»»

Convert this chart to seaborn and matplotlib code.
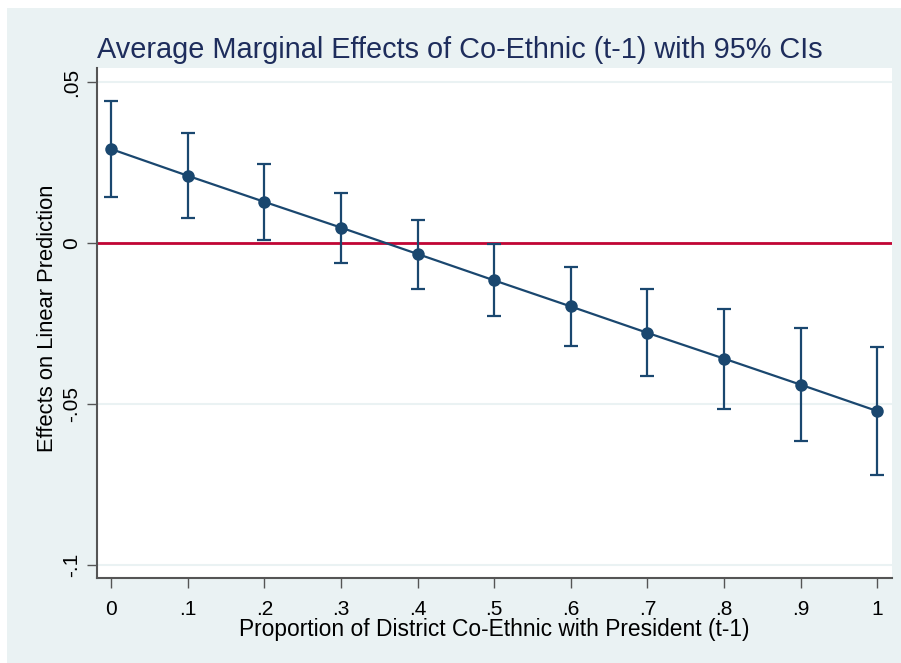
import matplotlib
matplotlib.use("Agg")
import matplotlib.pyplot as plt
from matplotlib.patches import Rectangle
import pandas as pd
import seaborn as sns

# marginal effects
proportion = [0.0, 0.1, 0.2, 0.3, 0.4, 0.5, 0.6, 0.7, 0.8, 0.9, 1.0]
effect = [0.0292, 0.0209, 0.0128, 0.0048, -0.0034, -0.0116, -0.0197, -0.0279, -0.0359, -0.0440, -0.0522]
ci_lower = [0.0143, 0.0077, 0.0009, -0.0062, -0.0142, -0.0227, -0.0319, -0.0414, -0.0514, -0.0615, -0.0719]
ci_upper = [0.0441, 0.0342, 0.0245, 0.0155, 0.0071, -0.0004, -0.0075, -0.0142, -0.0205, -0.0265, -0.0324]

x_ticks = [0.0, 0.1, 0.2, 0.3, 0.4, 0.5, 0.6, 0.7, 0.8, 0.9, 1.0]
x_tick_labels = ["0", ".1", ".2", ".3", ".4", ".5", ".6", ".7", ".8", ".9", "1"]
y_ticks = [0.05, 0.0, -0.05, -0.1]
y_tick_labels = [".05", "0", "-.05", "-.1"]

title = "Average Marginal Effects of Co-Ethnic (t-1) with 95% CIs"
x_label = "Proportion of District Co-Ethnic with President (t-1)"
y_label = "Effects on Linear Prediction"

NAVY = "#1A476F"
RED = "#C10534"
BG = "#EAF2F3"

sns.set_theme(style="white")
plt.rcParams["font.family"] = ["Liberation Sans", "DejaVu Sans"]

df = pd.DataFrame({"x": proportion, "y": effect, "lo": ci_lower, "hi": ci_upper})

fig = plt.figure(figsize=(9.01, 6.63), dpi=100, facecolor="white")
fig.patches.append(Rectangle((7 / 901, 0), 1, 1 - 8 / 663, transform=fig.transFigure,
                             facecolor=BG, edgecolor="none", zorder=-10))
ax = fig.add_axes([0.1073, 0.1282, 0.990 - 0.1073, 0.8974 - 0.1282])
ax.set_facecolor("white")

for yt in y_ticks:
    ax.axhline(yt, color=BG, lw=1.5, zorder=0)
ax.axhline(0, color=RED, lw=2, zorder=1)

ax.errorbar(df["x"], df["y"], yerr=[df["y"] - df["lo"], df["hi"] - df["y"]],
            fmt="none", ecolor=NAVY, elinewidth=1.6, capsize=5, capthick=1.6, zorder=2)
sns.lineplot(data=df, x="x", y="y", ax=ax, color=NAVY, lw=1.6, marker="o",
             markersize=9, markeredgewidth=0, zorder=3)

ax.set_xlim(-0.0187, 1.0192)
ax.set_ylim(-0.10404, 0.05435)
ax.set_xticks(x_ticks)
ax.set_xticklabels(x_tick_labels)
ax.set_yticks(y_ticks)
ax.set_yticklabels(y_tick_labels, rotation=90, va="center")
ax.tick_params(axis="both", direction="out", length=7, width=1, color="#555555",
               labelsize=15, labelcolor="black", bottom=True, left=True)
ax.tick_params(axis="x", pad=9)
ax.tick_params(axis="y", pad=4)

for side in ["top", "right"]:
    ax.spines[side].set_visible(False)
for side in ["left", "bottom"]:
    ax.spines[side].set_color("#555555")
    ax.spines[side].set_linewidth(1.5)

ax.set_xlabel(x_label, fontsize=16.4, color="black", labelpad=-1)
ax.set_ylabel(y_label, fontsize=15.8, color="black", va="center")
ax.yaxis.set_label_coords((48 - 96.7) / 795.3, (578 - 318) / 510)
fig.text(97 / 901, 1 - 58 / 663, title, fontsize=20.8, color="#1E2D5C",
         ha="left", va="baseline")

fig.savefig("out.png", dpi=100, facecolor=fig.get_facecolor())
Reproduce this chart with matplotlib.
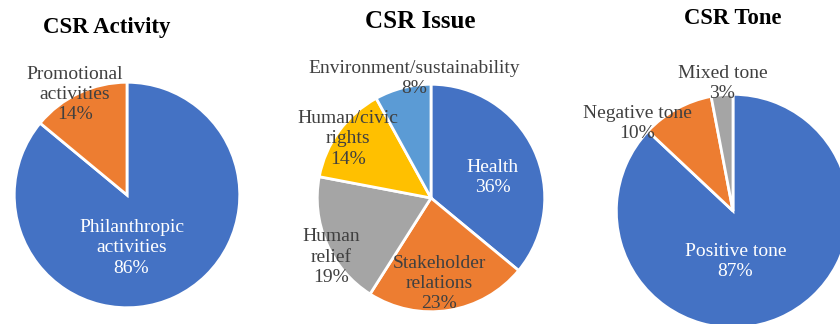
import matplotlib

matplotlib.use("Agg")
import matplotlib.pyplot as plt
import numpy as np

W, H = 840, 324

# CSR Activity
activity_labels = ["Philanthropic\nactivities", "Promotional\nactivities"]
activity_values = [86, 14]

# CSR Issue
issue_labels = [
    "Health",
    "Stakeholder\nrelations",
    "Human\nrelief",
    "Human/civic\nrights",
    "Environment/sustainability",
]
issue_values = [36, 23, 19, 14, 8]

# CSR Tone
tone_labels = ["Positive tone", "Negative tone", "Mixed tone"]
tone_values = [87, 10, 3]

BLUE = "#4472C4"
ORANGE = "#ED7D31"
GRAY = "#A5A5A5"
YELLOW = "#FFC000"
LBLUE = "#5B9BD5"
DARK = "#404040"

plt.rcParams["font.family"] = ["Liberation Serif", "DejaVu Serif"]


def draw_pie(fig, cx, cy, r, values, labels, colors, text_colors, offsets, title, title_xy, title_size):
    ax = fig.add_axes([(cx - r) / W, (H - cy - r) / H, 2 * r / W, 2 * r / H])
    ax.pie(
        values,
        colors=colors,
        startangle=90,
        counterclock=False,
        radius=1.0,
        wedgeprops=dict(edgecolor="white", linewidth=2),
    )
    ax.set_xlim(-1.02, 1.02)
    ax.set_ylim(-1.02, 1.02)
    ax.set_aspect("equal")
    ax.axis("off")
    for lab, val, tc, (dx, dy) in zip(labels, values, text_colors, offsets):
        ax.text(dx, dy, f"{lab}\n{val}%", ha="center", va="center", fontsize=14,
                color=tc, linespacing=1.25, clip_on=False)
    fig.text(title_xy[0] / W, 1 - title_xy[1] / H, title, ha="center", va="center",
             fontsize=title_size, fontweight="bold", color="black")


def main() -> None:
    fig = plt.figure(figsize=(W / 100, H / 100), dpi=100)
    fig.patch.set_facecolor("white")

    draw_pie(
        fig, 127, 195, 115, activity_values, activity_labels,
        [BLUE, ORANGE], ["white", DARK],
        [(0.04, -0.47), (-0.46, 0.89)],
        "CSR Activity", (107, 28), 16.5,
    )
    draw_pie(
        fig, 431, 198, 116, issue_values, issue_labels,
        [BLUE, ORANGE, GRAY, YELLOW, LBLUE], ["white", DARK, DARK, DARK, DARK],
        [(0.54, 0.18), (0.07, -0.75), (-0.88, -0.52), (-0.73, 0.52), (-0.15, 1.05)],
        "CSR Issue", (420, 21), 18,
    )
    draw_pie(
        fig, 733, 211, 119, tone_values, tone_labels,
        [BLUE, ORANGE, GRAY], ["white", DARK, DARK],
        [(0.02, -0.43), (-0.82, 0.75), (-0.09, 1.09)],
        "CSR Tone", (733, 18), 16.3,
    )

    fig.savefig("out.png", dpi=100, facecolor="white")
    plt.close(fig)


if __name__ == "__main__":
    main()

««

Every record must be copied exactly, with the pictures left out.

■ Answer in full:
Convert this chart to seaborn and matplotlib code.
import matplotlib
matplotlib.use("Agg")
import matplotlib.pyplot as plt
from matplotlib.patches import Rectangle
import pandas as pd
import seaborn as sns

# marginal effects
proportion = [0.0, 0.1, 0.2, 0.3, 0.4, 0.5, 0.6, 0.7, 0.8, 0.9, 1.0]
effect = [0.0292, 0.0209, 0.0128, 0.0048, -0.0034, -0.0116, -0.0197, -0.0279, -0.0359, -0.0440, -0.0522]
ci_lower = [0.0143, 0.0077, 0.0009, -0.0062, -0.0142, -0.0227, -0.0319, -0.0414, -0.0514, -0.0615, -0.0719]
ci_upper = [0.0441, 0.0342, 0.0245, 0.0155, 0.0071, -0.0004, -0.0075, -0.0142, -0.0205, -0.0265, -0.0324]

x_ticks = [0.0, 0.1, 0.2, 0.3, 0.4, 0.5, 0.6, 0.7, 0.8, 0.9, 1.0]
x_tick_labels = ["0", ".1", ".2", ".3", ".4", ".5", ".6", ".7", ".8", ".9", "1"]
y_ticks = [0.05, 0.0, -0.05, -0.1]
y_tick_labels = [".05", "0", "-.05", "-.1"]

title = "Average Marginal Effects of Co-Ethnic (t-1) with 95% CIs"
x_label = "Proportion of District Co-Ethnic with President (t-1)"
y_label = "Effects on Linear Prediction"

NAVY = "#1A476F"
RED = "#C10534"
BG = "#EAF2F3"

sns.set_theme(style="white")
plt.rcParams["font.family"] = ["Liberation Sans", "DejaVu Sans"]

df = pd.DataFrame({"x": proportion, "y": effect, "lo": ci_lower, "hi": ci_upper})

fig = plt.figure(figsize=(9.01, 6.63), dpi=100, facecolor="white")
fig.patches.append(Rectangle((7 / 901, 0), 1, 1 - 8 / 663, transform=fig.transFigure,
                             facecolor=BG, edgecolor="none", zorder=-10))
ax = fig.add_axes([0.1073, 0.1282, 0.990 - 0.1073, 0.8974 - 0.1282])
ax.set_facecolor("white")

for yt in y_ticks:
    ax.axhline(yt, color=BG, lw=1.5, zorder=0)
ax.axhline(0, color=RED, lw=2, zorder=1)

ax.errorbar(df["x"], df["y"], yerr=[df["y"] - df["lo"], df["hi"] - df["y"]],
            fmt="none", ecolor=NAVY, elinewidth=1.6, capsize=5, capthick=1.6, zorder=2)
sns.lineplot(data=df, x="x", y="y", ax=ax, color=NAVY, lw=1.6, marker="o",
             markersize=9, markeredgewidth=0, zorder=3)

ax.set_xlim(-0.0187, 1.0192)
ax.set_ylim(-0.10404, 0.05435)
ax.set_xticks(x_ticks)
ax.set_xticklabels(x_tick_labels)
ax.set_yticks(y_ticks)
ax.set_yticklabels(y_tick_labels, rotation=90, va="center")
ax.tick_params(axis="both", direction="out", length=7, width=1, color="#555555",
               labelsize=15, labelcolor="black", bottom=True, left=True)
ax.tick_params(axis="x", pad=9)
ax.tick_params(axis="y", pad=4)

for side in ["top", "right"]:
    ax.spines[side].set_visible(False)
for side in ["left", "bottom"]:
    ax.spines[side].set_color("#555555")
    ax.spines[side].set_linewidth(1.5)

ax.set_xlabel(x_label, fontsize=16.4, color="black", labelpad=-1)
ax.set_ylabel(y_label, fontsize=15.8, color="black", va="center")
ax.yaxis.set_label_coords((48 - 96.7) / 795.3, (578 - 318) / 510)
fig.text(97 / 901, 1 - 58 / 663, title, fontsize=20.8, color="#1E2D5C",
         ha="left", va="baseline")

fig.savefig("out.png", dpi=100, facecolor=fig.get_facecolor())
Reproduce this chart with matplotlib.
import matplotlib

matplotlib.use("Agg")
import matplotlib.pyplot as plt
import numpy as np

W, H = 840, 324

# CSR Activity
activity_labels = ["Philanthropic\nactivities", "Promotional\nactivities"]
activity_values = [86, 14]

# CSR Issue
issue_labels = [
    "Health",
    "Stakeholder\nrelations",
    "Human\nrelief",
    "Human/civic\nrights",
    "Environment/sustainability",
]
issue_values = [36, 23, 19, 14, 8]

# CSR Tone
tone_labels = ["Positive tone", "Negative tone", "Mixed tone"]
tone_values = [87, 10, 3]

BLUE = "#4472C4"
ORANGE = "#ED7D31"
GRAY = "#A5A5A5"
YELLOW = "#FFC000"
LBLUE = "#5B9BD5"
DARK = "#404040"

plt.rcParams["font.family"] = ["Liberation Serif", "DejaVu Serif"]


def draw_pie(fig, cx, cy, r, values, labels, colors, text_colors, offsets, title, title_xy, title_size):
    ax = fig.add_axes([(cx - r) / W, (H - cy - r) / H, 2 * r / W, 2 * r / H])
    ax.pie(
        values,
        colors=colors,
        startangle=90,
        counterclock=False,
        radius=1.0,
        wedgeprops=dict(edgecolor="white", linewidth=2),
    )
    ax.set_xlim(-1.02, 1.02)
    ax.set_ylim(-1.02, 1.02)
    ax.set_aspect("equal")
    ax.axis("off")
    for lab, val, tc, (dx, dy) in zip(labels, values, text_colors, offsets):
        ax.text(dx, dy, f"{lab}\n{val}%", ha="center", va="center", fontsize=14,
                color=tc, linespacing=1.25, clip_on=False)
    fig.text(title_xy[0] / W, 1 - title_xy[1] / H, title, ha="center", va="center",
             fontsize=title_size, fontweight="bold", color="black")


def main() -> None:
    fig = plt.figure(figsize=(W / 100, H / 100), dpi=100)
    fig.patch.set_facecolor("white")

    draw_pie(
        fig, 127, 195, 115, activity_values, activity_labels,
        [BLUE, ORANGE], ["white", DARK],
        [(0.04, -0.47), (-0.46, 0.89)],
        "CSR Activity", (107, 28), 16.5,
    )
    draw_pie(
        fig, 431, 198, 116, issue_values, issue_labels,
        [BLUE, ORANGE, GRAY, YELLOW, LBLUE], ["white", DARK, DARK, DARK, DARK],
        [(0.54, 0.18), (0.07, -0.75), (-0.88, -0.52), (-0.73, 0.52), (-0.15, 1.05)],
        "CSR Issue", (420, 21), 18,
    )
    draw_pie(
        fig, 733, 211, 119, tone_values, tone_labels,
        [BLUE, ORANGE, GRAY], ["white", DARK, DARK],
        [(0.02, -0.43), (-0.82, 0.75), (-0.09, 1.09)],
        "CSR Tone", (733, 18), 16.3,
    )

    fig.savefig("out.png", dpi=100, facecolor="white")
    plt.close(fig)


if __name__ == "__main__":
    main()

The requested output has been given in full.